Now, I've always had a fairly harsh inner critic. That's not unusual. In fact, I think most people have a fairly harsh inner critic. My inner critic would frequently call me something to the effect of stupid or worse. And whenever I happen to remember my embarrassing moments, that inner voice was always ready to speak up and offer unhelpful advice.


It didn't really bother me very much. I suppose the rest of me, if it was responding to the critic, would likely have said something like. Yeah, I wouldn't even say I was too terribly affected by it. I continued to live a fairly productive life, but there is a kind of added tension when that negative voice is always there.


I had an experience that really changed things for me. In fact, it was, it was really kind of a surprise. It came at a left field. It wasn't something I it wasn't a lesson that I was expecting to learn on that day, but I'll, I'll start off and give you a little context. I have always had a soft spot for children.


When I see little kids, I feel a kind of sympathy for them. I guess you could say I see their vulnerability. And I recognize how helpless they are and that sympathy is paired with a kind of love for their openness to love and to laugh on some random day however long ago I got this picture that my mom sent to me of this cute little toddler and when I first looked at it I thought it was my son and so per usual I had that kind of sympathetic love feeling that happens Especially when you see your own kid and when I looked at the picture again I realized that it wasn't actually a picture of my son.


It was a picture of me You Now, almost my entire life, I've had this inner critic that was saying a lot of unkind things to that kid in that picture. And in that moment, I realized that that little kid did not deserve to have anyone talk to him that way. And in that same moment, I realized that that little child I was seeing deserved to be forgiven for his mistakes.


And I was able to recognize that his mistakes were inevitable. And he needed to make them in order to learn. I also became keenly aware of everything that child was going to experience with a God like knowledge of his future. I felt an even greater level of sympathy knowing what lows he was going to have to deal with.


And it really gave me a new perspective. It let me have a taste of what it might be like to be a loving Heavenly Father. Because there I was, looking at somebody that I thought was my son. Feeling all of those fatherly, tender feelings towards this cute little child, and suddenly realizing child was me. I no longer let my inner critic speak to me the way that he used to.


When I think back to embarrassing moments, I try to remind myself that I'm learning. That I'm going to make mistakes. That tension I described? I still experience inner conflict at times, and that inner critic definitely rears his ugly head sometimes. But at least now I don't allow myself to hate myself anymore.


I try to be forgiving when I make mistakes. If I want to start talking to myself in a negative way, I remind myself that I'm still learning. That I'm going to make mistakes, and that's alright. I will be forever grateful that I had the opportunity to see that picture through my father's eyes. Had I not first thought it was my son, I don't think I ever would have been able to see myself that way.

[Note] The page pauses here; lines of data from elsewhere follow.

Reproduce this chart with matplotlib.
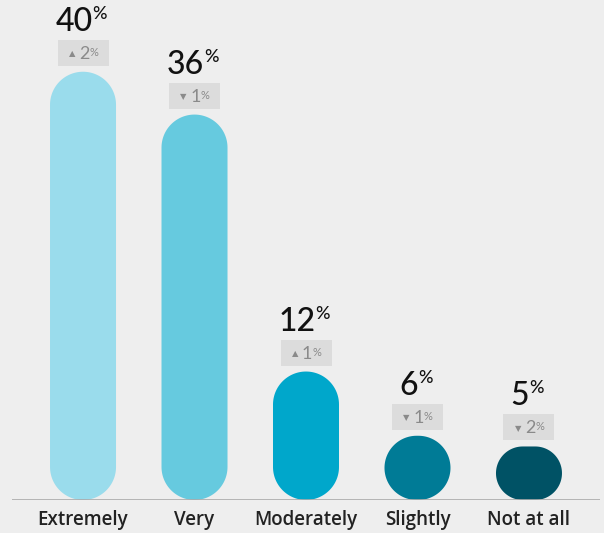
import matplotlib
matplotlib.use("Agg")
import matplotlib.pyplot as plt
from matplotlib.patches import Polygon, Rectangle
import numpy as np

categories = ["Extremely", "Very", "Moderately", "Slightly", "Not at all"]
values = [40, 36, 12, 6, 5]
changes = [2, 1, 1, 1, 2]
directions = ["up", "down", "up", "down", "down"]
colors = ["#9adcec", "#66cadf", "#00a7cb", "#007b96", "#005265"]

plt.rcParams["font.family"] = ["Lato", "DejaVu Sans"]

W, H, DPI = 604, 533, 100
BG = "#eeeeee"
fig = plt.figure(figsize=(W / DPI, H / DPI), dpi=DPI, facecolor=BG)
ax_left, ax_right = 12, 600
base_y = 500
ax = fig.add_axes([ax_left / W, (H - base_y) / H, (ax_right - ax_left) / W, base_y / H])
ax.set_facecolor(BG)
xlim = (-0.637, 4.637)
ylim = (0, 46.7)
ax.set_xlim(*xlim)
ax.set_ylim(*ylim)
ppx = (ax_right - ax_left) / (xlim[1] - xlim[0])
ppy = base_y / (ylim[1] - ylim[0])
PT = 72.0 / DPI  # points per pixel

BAR_W = 66


def pill(xc, h):
    h_px = h * ppy
    r = min(BAR_W / 2, h_px / 2)
    rx, ry = r / ppx, r / ppy
    hw = BAR_W / 2 / ppx
    pts = []
    for a in np.linspace(0, np.pi / 2, 30):
        pts.append((xc + hw - rx + rx * np.cos(a), h - ry + ry * np.sin(a)))
    for a in np.linspace(np.pi / 2, np.pi, 30):
        pts.append((xc - hw + rx + rx * np.cos(a), h - ry + ry * np.sin(a)))
    for a in np.linspace(np.pi, 1.5 * np.pi, 30):
        pts.append((xc - hw + rx + rx * np.cos(a), ry + ry * np.sin(a)))
    for a in np.linspace(1.5 * np.pi, 2 * np.pi, 30):
        pts.append((xc + hw - rx + rx * np.cos(a), ry + ry * np.sin(a)))
    return pts


x = np.arange(len(categories))
for i, (v, c) in enumerate(zip(values, colors)):
    ax.add_patch(Polygon(pill(x[i], v), closed=True, facecolor=c, edgecolor="none"))

    # badge
    bw, bh = 51, 26
    ax.add_patch(Rectangle((x[i] - bw / 2 / ppx, v + 6 / ppy), bw / ppx, bh / ppy,
                           facecolor="#dcdcdc", edgecolor="none"))
    tri = "\u25B2" if directions[i] == "up" else "\u25BC"
    t = ax.annotate(str(changes[i]), xy=(x[i], v), xytext=(1 * PT, 13 * PT),
                    textcoords="offset points", ha="center", va="baseline",
                    fontsize=13, color="#8a8a8a")
    ax.annotate(tri, xy=(x[i], v), xytext=(-11 * PT, 18 * PT),
                textcoords="offset points", ha="center", va="center",
                fontsize=6, color="#8a8a8a", family="DejaVu Sans")
    ax.annotate("%", xy=(1, 1), xycoords=t, xytext=(0 * PT, -1 * PT),
                textcoords="offset points", ha="left", va="top",
                fontsize=8, color="#8a8a8a")

    # value label
    n = ax.annotate(str(v), xy=(x[i], v), xytext=(-9 * PT, 41 * PT),
                    textcoords="offset points", ha="center", va="baseline",
                    fontsize=23, color="#111111", weight="medium")
    ax.annotate("%", xy=(1, 1), xycoords=n, xytext=(0 * PT, 1 * PT),
                textcoords="offset points", ha="left", va="top",
                fontsize=13, color="#111111", weight="medium")

ax.axhline(0, color="#aaaaaa", lw=1.2, zorder=5)
for s in ax.spines.values():
    s.set_visible(False)
ax.set_yticks([])
ax.set_xticks(x)
ax.set_xticklabels(categories, fontsize=13.5, color="#222222", weight="semibold",
                   family=["Open Sans", "DejaVu Sans"])
ax.tick_params(axis="x", length=0, pad=7)

fig.savefig("out.png", dpi=DPI, facecolor=BG)
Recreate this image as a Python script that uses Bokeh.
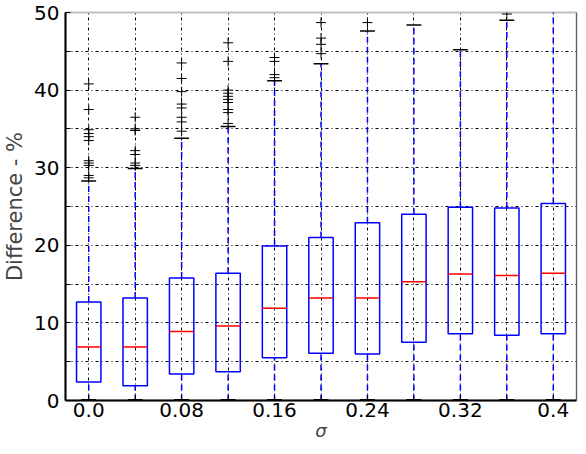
import numpy as np

from bokeh.plotting import figure
from bokeh.models import Range1d, FixedTicker, Span
from bokeh.embed import file_html
from bokeh.resources import INLINE

# --- data ---
sigma = [0.0, 0.04, 0.08, 0.12, 0.16, 0.20, 0.24, 0.28, 0.32, 0.36, 0.40]
x_labeled = [0.0, 0.08, 0.16, 0.24, 0.32, 0.40]
x_tick_labels = ["0.0", "0.08", "0.16", "0.24", "0.32", "0.4"]
x_minor = [0.04, 0.12, 0.20, 0.28, 0.36]

q1 = [2.4, 1.9, 3.4, 3.7, 5.5, 6.1, 6.0, 7.5, 8.6, 8.4, 8.6]
median = [6.9, 6.9, 8.9, 9.6, 11.9, 13.2, 13.2, 15.3, 16.3, 16.1, 16.4]
q3 = [12.7, 13.2, 15.8, 16.4, 19.9, 21.0, 22.9, 24.0, 24.9, 24.8, 25.4]
whisker_low = [0.0, 0.0, 0.0, 0.0, 0.0, 0.0, 0.0, 0.0, 0.0, 0.0, 0.0]
whisker_high = [28.3, 29.9, 33.8, 35.3, 41.2, 43.4, 47.6, 48.4, 45.2, 49.0, 52.0]

fliers = [
    [28.7, 29.0, 30.3, 30.6, 30.9, 33.5, 34.0, 34.4, 34.9, 37.5, 40.8],
    [30.3, 30.6, 31.7, 32.2, 34.8, 35.0, 36.5],
    [34.7, 35.9, 36.5, 37.7, 38.2, 39.8, 41.5, 43.5],
    [35.7, 37.1, 37.5, 38.4, 38.8, 39.2, 39.6, 40.0, 43.7, 46.1],
    [41.6, 42.0, 43.7, 44.2],
    [44.7, 45.9, 46.7, 48.7],
    [48.7],
    [],
    [],
    [49.8],
    [],
]

y_major = [0, 10, 20, 30, 40, 50]
y_minor = [5, 15, 25, 35, 45]
y_all = [0, 5, 10, 15, 20, 25, 30, 35, 40, 45, 50]

FONT = "DejaVu Sans"
box_w = 0.021
cap_w = 0.0128

p = figure(width=578, height=446, output_backend="svg", toolbar_location=None,
           min_border_left=58, min_border_right=2, min_border_top=12, min_border_bottom=46)
p.x_range = Range1d(-0.02, 0.42)
p.y_range = Range1d(0, 50)
p.background_fill_color = "white"
p.border_fill_color = "white"
p.outline_line_color = "#c0c0c0"
p.outline_line_width = 2

# grid
for g in (p.xgrid, p.ygrid):
    g.grid_line_color = "black"
    g.grid_line_dash = "3 3 1 3"
    g.grid_line_width = 1
p.xgrid.ticker = FixedTicker(ticks=sigma)
p.ygrid.ticker = FixedTicker(ticks=y_all)

# axes
p.xaxis.ticker = FixedTicker(ticks=x_labeled, minor_ticks=x_minor)
p.xaxis.major_label_overrides = dict(zip(x_labeled, x_tick_labels))
p.yaxis.ticker = FixedTicker(ticks=y_major, minor_ticks=y_minor)
for ax in (p.xaxis, p.yaxis):
    ax.axis_line_width = 2
    ax.axis_line_color = "black"
    ax.major_tick_in = 5
    ax.major_tick_out = 0
    ax.minor_tick_in = 5
    ax.minor_tick_out = 0
    ax.minor_tick_line_color = "black"
    ax.major_label_text_font = FONT
    ax.major_label_text_font_size = "20px"
    ax.major_label_text_color = "black"
    ax.axis_label_text_font = FONT
    ax.axis_label_text_font_size = "21px"
    ax.axis_label_text_font_style = "normal"
p.xaxis.major_label_standoff = 2
p.yaxis.major_label_standoff = 6
p.xaxis.axis_label = "\u03c3"
p.xaxis.axis_label_text_font_style = "italic"
p.xaxis.axis_label_text_font_size = "18px"
p.xaxis.axis_label_standoff = 0
p.yaxis.axis_label = "Difference - %"
p.yaxis.axis_label_standoff = 4

# black right edge of the frame
p.add_layout(Span(location=p.x_range.end, dimension="height",
                  line_color="black", line_width=1))

sig = np.array(sigma)

# whiskers
p.segment(x0=sig, y0=q3, x1=sig, y1=whisker_high, line_color="blue",
          line_width=1.5, line_dash="6 4")
p.segment(x0=sig, y0=whisker_low, x1=sig, y1=q1, line_color="blue",
          line_width=1.5, line_dash="6 4")

# caps
p.segment(x0=sig - cap_w / 2, y0=whisker_high, x1=sig + cap_w / 2, y1=whisker_high,
          line_color="black", line_width=1.5)
p.segment(x0=sig - cap_w / 2, y0=whisker_low, x1=sig + cap_w / 2, y1=whisker_low,
          line_color="black", line_width=3)

# boxes
p.quad(left=sig - box_w / 2, right=sig + box_w / 2, bottom=q1, top=q3,
       fill_color=None, line_color="blue", line_width=1.5)

# medians
p.segment(x0=sig - box_w / 2, y0=median, x1=sig + box_w / 2, y1=median,
          line_color="red", line_width=1.5)

# outliers
fx = [s for s, f in zip(sigma, fliers) for _ in f]
fy = [v for f in fliers for v in f]
p.scatter(x=fx, y=fy, marker="cross", size=10, line_color="black", line_width=1)

open("out.html", "w").write(file_html(p, INLINE))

We are all the child in that picture, and we are all going to make mistakes. We are going to embarrass ourselves, and we are going to learn. You don't need an inner critic that isn't rooting for your success. There are always going to be enough negative voices in the world that are going to be there to tear you down.


And you can make that one less voice. So learn to love your past self and your current self in the process. Because once you can learn to love that version of you that has made mistakes, you will be able to love who you are now. You don't need to get rid of the inner critic. The critic serves a purpose, but you do need to keep it in check.


That critic should be critiquing you so that you can become better, not so that you feel worse about yourself.